§ The request
Pictures stay out of the copy; set down each line of the listing below exactly.

§ Data excerpt
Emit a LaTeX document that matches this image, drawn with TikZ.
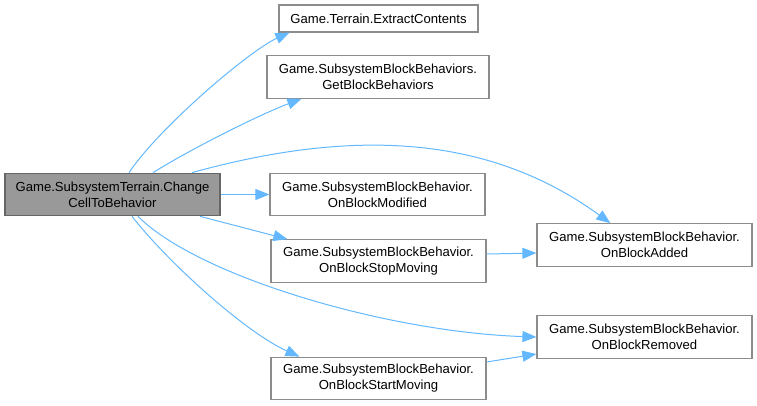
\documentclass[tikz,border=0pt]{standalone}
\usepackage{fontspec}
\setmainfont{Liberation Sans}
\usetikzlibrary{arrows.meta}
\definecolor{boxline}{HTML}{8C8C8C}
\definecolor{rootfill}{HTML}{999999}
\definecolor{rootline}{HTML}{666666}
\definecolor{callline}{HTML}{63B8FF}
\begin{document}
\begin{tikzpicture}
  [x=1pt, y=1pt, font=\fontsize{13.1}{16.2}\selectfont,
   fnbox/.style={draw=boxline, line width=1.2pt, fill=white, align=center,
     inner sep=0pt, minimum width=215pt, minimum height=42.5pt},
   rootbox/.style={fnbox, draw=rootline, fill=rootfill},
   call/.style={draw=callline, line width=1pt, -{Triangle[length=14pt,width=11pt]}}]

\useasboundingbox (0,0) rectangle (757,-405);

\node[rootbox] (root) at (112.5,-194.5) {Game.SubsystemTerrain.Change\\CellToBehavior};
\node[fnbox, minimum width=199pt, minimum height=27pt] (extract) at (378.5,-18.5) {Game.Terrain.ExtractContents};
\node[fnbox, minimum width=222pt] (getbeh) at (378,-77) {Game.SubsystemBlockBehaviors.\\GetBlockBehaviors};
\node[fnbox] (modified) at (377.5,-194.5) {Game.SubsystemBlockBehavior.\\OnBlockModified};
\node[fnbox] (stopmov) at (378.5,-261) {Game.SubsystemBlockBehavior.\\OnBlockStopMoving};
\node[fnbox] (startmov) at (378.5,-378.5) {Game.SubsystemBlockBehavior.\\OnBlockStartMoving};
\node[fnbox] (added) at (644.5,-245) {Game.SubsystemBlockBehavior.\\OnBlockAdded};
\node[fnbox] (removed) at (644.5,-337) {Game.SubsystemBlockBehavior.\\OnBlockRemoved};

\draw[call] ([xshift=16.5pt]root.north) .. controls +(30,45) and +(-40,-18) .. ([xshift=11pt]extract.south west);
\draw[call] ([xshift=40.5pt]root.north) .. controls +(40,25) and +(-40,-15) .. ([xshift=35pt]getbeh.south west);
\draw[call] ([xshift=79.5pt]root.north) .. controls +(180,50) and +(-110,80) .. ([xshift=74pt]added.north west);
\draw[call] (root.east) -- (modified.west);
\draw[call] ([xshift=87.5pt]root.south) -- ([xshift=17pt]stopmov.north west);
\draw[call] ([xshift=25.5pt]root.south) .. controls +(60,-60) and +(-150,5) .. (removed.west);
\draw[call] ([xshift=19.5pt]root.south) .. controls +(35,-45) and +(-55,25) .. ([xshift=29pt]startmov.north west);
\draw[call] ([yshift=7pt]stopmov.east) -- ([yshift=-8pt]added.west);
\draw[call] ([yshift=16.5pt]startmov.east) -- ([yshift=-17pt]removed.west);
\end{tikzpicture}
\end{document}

§ Task solution
Emit a LaTeX document that matches this image, drawn with TikZ.
\documentclass[tikz,border=0pt]{standalone}
\usepackage{fontspec}
\setmainfont{Liberation Sans}
\usetikzlibrary{arrows.meta}
\definecolor{boxline}{HTML}{8C8C8C}
\definecolor{rootfill}{HTML}{999999}
\definecolor{rootline}{HTML}{666666}
\definecolor{callline}{HTML}{63B8FF}
\begin{document}
\begin{tikzpicture}
  [x=1pt, y=1pt, font=\fontsize{13.1}{16.2}\selectfont,
   fnbox/.style={draw=boxline, line width=1.2pt, fill=white, align=center,
     inner sep=0pt, minimum width=215pt, minimum height=42.5pt},
   rootbox/.style={fnbox, draw=rootline, fill=rootfill},
   call/.style={draw=callline, line width=1pt, -{Triangle[length=14pt,width=11pt]}}]

\useasboundingbox (0,0) rectangle (757,-405);

\node[rootbox] (root) at (112.5,-194.5) {Game.SubsystemTerrain.Change\\CellToBehavior};
\node[fnbox, minimum width=199pt, minimum height=27pt] (extract) at (378.5,-18.5) {Game.Terrain.ExtractContents};
\node[fnbox, minimum width=222pt] (getbeh) at (378,-77) {Game.SubsystemBlockBehaviors.\\GetBlockBehaviors};
\node[fnbox] (modified) at (377.5,-194.5) {Game.SubsystemBlockBehavior.\\OnBlockModified};
\node[fnbox] (stopmov) at (378.5,-261) {Game.SubsystemBlockBehavior.\\OnBlockStopMoving};
\node[fnbox] (startmov) at (378.5,-378.5) {Game.SubsystemBlockBehavior.\\OnBlockStartMoving};
\node[fnbox] (added) at (644.5,-245) {Game.SubsystemBlockBehavior.\\OnBlockAdded};
\node[fnbox] (removed) at (644.5,-337) {Game.SubsystemBlockBehavior.\\OnBlockRemoved};

\draw[call] ([xshift=16.5pt]root.north) .. controls +(30,45) and +(-40,-18) .. ([xshift=11pt]extract.south west);
\draw[call] ([xshift=40.5pt]root.north) .. controls +(40,25) and +(-40,-15) .. ([xshift=35pt]getbeh.south west);
\draw[call] ([xshift=79.5pt]root.north) .. controls +(180,50) and +(-110,80) .. ([xshift=74pt]added.north west);
\draw[call] (root.east) -- (modified.west);
\draw[call] ([xshift=87.5pt]root.south) -- ([xshift=17pt]stopmov.north west);
\draw[call] ([xshift=25.5pt]root.south) .. controls +(60,-60) and +(-150,5) .. (removed.west);
\draw[call] ([xshift=19.5pt]root.south) .. controls +(35,-45) and +(-55,25) .. ([xshift=29pt]startmov.north west);
\draw[call] ([yshift=7pt]stopmov.east) -- ([yshift=-8pt]added.west);
\draw[call] ([yshift=16.5pt]startmov.east) -- ([yshift=-17pt]removed.west);
\end{tikzpicture}
\end{document}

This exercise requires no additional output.